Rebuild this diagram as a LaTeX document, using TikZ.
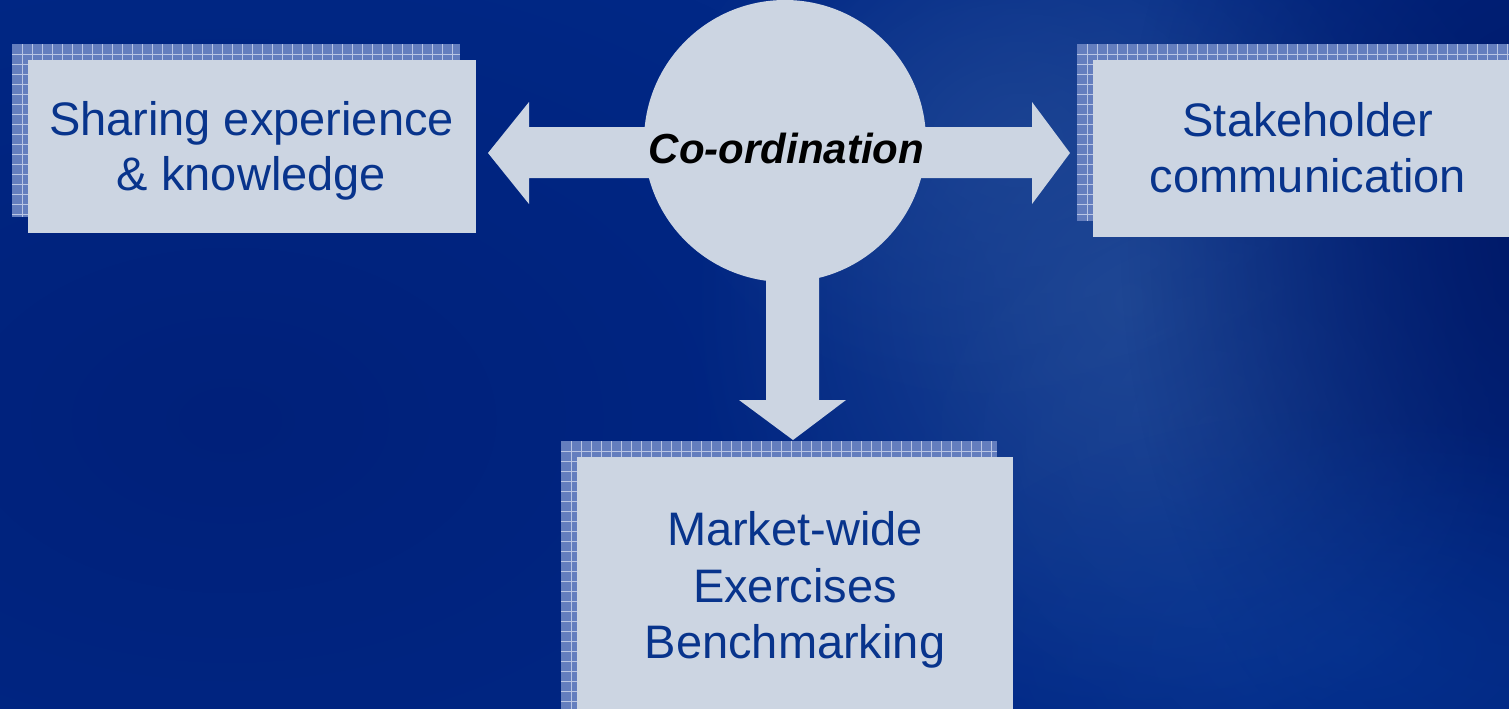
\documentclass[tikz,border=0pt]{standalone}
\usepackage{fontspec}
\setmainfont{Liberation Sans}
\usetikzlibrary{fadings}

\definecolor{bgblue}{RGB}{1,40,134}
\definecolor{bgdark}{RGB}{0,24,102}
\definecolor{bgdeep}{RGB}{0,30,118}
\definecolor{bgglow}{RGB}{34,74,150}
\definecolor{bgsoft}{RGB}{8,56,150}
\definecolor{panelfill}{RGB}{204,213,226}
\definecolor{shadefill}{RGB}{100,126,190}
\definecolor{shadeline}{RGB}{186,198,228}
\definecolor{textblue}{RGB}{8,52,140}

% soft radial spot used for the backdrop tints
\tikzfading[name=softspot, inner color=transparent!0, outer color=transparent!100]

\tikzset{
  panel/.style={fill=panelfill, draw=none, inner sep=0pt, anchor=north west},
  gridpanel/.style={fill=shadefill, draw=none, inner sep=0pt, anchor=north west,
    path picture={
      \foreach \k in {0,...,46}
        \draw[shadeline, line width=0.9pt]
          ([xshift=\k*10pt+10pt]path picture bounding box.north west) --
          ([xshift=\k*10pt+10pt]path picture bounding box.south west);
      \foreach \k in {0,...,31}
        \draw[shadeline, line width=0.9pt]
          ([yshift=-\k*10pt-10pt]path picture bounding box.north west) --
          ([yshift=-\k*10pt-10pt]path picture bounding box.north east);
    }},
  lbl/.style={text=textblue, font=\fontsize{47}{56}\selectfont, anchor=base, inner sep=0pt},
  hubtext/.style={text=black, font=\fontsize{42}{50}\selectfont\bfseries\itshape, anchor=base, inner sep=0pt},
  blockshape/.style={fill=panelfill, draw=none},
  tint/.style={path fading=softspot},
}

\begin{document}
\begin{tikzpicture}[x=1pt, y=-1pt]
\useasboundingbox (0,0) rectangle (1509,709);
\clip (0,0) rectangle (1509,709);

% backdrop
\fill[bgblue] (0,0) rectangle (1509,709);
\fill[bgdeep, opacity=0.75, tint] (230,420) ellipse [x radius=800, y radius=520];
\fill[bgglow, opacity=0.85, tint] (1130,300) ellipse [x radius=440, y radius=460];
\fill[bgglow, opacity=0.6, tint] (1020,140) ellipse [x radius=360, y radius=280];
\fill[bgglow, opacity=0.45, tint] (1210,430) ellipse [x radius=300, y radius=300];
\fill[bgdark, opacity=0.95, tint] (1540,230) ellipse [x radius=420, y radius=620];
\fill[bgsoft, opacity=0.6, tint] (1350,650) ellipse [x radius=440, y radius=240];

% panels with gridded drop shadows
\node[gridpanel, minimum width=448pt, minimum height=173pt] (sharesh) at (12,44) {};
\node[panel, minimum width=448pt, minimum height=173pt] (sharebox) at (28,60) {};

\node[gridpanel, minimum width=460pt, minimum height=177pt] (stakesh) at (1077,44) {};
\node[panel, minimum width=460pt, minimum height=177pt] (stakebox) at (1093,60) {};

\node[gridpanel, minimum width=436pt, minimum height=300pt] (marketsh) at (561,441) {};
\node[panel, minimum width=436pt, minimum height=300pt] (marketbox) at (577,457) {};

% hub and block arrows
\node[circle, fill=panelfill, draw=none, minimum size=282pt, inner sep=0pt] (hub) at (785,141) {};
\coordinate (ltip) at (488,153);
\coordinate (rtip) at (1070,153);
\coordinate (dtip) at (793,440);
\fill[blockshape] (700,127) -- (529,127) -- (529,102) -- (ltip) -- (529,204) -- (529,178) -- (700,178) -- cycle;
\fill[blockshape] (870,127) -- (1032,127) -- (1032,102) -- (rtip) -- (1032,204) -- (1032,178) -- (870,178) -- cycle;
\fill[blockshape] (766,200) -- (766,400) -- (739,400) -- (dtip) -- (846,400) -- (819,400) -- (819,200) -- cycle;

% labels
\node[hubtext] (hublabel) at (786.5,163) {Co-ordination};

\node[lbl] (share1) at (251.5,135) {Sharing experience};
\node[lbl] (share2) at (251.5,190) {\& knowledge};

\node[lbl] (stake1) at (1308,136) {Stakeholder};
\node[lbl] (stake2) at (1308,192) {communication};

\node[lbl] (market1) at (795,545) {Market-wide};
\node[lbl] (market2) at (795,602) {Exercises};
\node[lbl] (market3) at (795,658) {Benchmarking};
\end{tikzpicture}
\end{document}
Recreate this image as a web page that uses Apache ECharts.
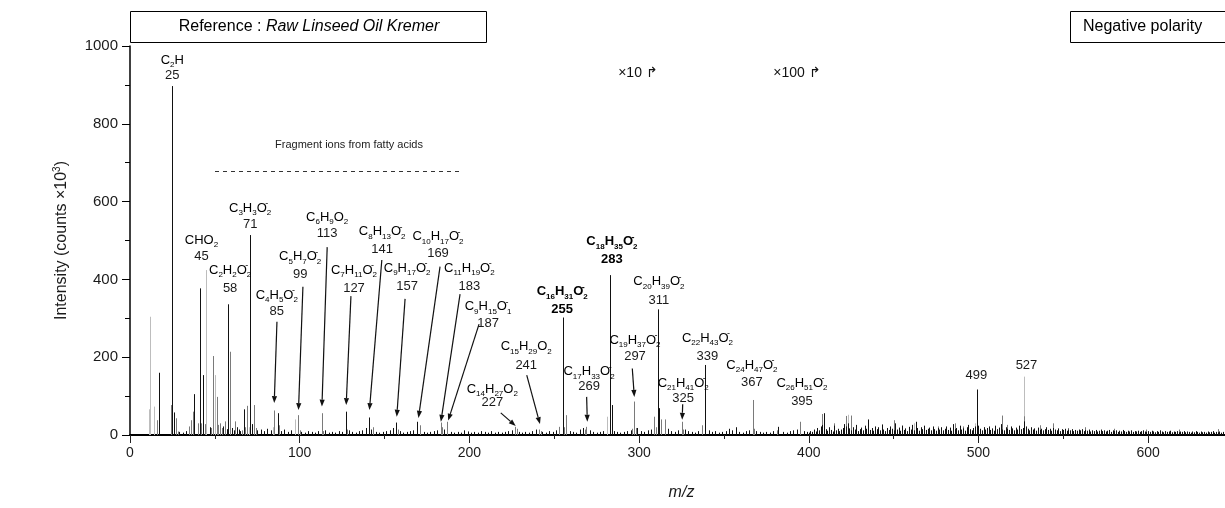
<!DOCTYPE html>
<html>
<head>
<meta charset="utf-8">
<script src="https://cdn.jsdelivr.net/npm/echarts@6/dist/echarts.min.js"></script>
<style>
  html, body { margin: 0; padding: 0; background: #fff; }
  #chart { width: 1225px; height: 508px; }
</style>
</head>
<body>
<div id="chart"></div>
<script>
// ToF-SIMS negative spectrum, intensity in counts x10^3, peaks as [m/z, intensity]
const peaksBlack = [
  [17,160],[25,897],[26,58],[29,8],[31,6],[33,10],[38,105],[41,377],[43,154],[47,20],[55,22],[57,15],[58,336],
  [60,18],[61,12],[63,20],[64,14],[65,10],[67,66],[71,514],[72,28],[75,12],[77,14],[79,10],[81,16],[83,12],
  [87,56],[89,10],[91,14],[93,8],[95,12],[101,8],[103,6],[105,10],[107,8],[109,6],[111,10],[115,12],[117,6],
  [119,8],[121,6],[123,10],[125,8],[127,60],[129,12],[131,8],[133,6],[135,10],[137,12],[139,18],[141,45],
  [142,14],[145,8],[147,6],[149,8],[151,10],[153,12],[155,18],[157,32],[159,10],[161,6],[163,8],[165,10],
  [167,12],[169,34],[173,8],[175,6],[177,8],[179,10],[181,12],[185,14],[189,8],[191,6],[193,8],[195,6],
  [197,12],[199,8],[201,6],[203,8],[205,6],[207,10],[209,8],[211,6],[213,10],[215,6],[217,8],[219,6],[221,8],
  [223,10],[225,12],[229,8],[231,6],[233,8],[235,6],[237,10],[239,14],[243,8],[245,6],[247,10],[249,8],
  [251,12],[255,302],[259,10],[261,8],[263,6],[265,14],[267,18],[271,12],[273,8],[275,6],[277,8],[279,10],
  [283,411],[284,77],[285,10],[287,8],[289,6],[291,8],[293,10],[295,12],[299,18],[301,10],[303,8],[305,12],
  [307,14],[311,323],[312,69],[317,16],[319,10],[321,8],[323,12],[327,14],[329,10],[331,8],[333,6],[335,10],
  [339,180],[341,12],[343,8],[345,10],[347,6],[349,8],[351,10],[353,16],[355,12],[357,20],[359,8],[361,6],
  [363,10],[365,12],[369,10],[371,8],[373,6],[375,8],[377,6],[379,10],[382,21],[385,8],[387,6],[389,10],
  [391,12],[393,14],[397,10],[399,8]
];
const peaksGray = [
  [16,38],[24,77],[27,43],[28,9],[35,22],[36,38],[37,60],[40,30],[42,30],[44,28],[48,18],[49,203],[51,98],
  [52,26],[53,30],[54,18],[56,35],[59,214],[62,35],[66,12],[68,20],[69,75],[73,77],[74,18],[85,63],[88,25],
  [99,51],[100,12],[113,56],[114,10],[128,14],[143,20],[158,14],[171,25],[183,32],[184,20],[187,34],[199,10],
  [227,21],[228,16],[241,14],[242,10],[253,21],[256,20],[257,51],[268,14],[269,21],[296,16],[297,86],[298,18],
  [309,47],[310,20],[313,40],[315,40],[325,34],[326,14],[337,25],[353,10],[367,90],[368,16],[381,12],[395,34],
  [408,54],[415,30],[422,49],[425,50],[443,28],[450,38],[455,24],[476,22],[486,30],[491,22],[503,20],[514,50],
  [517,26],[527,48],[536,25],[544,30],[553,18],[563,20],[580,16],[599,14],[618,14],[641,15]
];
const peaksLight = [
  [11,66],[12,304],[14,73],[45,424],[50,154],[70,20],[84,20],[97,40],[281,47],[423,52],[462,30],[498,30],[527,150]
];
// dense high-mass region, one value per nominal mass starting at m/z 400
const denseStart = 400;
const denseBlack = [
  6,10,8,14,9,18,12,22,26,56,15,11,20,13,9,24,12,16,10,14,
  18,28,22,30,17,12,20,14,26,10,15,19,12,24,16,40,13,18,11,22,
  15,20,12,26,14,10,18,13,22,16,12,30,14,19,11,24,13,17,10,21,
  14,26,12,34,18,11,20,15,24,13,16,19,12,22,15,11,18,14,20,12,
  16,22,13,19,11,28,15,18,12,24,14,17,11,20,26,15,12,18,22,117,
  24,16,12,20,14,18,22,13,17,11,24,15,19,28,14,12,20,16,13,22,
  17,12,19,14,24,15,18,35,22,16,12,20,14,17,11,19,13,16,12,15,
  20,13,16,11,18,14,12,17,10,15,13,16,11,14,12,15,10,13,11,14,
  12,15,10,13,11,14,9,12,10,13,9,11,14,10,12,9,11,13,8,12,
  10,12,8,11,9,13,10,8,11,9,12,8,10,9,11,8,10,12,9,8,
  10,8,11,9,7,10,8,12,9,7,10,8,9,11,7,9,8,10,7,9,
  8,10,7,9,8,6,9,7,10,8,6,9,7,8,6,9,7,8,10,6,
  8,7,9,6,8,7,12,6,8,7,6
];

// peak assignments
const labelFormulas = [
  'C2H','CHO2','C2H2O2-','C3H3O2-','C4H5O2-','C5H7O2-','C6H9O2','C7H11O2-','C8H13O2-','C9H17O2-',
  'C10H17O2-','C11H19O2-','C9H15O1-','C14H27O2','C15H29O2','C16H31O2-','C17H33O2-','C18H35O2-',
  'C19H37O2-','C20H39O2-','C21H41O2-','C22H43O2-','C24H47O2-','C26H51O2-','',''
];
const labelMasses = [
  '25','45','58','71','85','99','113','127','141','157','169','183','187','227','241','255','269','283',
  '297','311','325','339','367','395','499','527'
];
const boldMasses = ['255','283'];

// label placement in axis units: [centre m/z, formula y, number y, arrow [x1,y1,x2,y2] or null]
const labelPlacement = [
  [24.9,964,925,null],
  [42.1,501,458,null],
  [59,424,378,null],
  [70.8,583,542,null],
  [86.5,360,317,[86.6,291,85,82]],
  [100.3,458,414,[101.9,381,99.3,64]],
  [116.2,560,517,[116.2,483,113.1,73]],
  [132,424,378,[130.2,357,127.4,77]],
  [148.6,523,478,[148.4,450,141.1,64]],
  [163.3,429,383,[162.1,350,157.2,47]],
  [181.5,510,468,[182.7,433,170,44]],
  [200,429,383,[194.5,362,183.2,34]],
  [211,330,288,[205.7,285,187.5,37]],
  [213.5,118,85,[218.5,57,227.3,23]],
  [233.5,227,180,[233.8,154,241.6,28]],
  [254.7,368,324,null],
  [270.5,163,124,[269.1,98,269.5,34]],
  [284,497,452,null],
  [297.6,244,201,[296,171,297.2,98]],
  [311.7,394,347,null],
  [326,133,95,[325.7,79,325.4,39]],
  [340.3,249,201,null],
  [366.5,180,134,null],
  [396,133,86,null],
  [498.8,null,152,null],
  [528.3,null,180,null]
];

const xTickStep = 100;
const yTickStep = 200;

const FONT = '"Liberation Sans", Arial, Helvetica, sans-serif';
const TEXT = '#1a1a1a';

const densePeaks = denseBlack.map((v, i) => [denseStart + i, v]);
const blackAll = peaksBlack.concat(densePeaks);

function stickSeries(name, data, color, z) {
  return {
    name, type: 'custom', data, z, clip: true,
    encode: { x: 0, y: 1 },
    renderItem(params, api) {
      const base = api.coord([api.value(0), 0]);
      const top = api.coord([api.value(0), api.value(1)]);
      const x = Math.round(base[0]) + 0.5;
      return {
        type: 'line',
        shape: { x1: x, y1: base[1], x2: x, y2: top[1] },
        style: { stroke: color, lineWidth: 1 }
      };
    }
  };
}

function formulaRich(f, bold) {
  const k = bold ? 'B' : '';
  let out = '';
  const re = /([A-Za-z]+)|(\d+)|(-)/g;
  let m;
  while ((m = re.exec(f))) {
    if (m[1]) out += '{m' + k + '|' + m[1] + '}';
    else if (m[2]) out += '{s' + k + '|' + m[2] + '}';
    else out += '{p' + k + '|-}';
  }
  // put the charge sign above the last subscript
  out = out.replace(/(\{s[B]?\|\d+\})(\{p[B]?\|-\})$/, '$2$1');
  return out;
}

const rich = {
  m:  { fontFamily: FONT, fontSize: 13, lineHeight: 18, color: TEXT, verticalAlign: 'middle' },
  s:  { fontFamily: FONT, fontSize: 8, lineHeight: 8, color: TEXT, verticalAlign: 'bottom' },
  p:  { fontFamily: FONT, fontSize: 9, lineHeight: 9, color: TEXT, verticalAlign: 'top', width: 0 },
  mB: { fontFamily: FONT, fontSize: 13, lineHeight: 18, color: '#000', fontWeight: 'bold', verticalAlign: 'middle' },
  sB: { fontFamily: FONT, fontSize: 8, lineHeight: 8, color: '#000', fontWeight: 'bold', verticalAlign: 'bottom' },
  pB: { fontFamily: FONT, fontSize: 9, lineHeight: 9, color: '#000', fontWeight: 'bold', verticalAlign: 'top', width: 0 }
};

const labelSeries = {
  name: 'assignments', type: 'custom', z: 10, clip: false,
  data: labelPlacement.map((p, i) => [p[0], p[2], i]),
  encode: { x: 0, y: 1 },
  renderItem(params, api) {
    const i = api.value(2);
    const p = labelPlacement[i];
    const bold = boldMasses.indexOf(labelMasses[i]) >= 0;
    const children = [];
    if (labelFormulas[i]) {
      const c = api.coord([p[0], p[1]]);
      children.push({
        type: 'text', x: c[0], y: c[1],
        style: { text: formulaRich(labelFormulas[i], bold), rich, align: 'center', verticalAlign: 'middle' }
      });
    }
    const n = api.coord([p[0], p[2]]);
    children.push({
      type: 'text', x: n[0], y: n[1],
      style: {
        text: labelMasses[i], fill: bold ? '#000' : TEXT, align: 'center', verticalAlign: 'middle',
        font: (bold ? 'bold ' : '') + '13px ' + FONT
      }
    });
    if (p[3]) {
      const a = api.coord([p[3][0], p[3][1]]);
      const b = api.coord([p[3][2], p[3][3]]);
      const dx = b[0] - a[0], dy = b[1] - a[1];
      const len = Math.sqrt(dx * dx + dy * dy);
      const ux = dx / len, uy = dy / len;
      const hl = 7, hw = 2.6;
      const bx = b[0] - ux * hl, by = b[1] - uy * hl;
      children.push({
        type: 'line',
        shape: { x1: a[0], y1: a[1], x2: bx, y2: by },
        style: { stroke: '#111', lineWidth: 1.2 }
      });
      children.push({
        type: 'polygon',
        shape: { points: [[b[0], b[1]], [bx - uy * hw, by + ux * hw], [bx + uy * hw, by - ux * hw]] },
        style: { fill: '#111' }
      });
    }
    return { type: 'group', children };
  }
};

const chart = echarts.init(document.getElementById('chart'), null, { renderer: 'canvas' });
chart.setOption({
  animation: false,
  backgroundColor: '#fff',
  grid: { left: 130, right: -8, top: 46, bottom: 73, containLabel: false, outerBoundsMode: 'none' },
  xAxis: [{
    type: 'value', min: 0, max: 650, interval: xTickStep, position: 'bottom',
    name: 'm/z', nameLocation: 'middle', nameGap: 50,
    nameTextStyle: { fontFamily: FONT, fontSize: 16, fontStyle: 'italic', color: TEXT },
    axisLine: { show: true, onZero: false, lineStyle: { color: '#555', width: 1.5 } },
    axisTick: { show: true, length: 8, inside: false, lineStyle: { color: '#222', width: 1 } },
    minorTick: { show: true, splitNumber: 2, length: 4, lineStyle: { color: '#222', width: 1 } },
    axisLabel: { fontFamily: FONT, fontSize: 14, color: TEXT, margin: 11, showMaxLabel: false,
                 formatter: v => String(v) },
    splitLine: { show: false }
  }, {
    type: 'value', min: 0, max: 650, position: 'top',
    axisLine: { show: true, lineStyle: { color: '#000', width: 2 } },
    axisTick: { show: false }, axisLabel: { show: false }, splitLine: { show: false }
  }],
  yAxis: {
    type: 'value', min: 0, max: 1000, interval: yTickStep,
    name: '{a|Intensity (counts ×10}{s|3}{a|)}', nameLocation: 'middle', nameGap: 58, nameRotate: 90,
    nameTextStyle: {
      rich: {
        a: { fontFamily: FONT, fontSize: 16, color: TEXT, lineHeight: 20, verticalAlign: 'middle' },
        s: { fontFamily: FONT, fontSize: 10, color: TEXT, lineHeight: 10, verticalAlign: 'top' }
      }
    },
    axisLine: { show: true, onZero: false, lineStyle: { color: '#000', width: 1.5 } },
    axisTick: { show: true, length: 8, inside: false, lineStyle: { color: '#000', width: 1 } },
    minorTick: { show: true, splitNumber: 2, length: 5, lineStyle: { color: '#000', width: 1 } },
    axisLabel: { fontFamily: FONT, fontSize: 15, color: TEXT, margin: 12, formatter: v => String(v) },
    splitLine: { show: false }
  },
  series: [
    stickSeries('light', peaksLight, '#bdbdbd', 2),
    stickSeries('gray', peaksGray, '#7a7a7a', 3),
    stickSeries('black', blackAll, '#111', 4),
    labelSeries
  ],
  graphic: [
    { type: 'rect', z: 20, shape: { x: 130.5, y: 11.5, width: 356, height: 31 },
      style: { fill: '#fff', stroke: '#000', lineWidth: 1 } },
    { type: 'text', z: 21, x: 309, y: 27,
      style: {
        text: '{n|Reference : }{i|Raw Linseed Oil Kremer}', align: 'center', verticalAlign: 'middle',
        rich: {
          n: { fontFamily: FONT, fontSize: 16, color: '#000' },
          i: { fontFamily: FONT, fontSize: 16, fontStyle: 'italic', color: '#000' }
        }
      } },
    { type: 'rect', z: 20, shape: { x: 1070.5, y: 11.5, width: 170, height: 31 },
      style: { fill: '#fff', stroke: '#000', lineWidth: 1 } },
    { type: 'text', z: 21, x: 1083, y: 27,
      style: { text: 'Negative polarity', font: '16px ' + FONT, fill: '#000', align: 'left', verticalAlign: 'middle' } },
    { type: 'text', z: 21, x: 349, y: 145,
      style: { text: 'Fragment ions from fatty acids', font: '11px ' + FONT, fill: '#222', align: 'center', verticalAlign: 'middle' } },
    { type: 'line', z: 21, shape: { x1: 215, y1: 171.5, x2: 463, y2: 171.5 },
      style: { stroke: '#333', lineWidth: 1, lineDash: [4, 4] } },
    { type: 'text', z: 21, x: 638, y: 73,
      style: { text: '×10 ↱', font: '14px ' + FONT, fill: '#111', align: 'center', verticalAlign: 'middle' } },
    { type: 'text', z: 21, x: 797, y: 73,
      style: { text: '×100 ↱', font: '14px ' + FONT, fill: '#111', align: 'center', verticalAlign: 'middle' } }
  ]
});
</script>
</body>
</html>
—————
### What is being asked:
Which lines hold the word "this"? Copy all of them.

### Reply:
Rebuild this diagram as a LaTeX document, using TikZ.
Recreate this image as a web page that uses Apache ECharts.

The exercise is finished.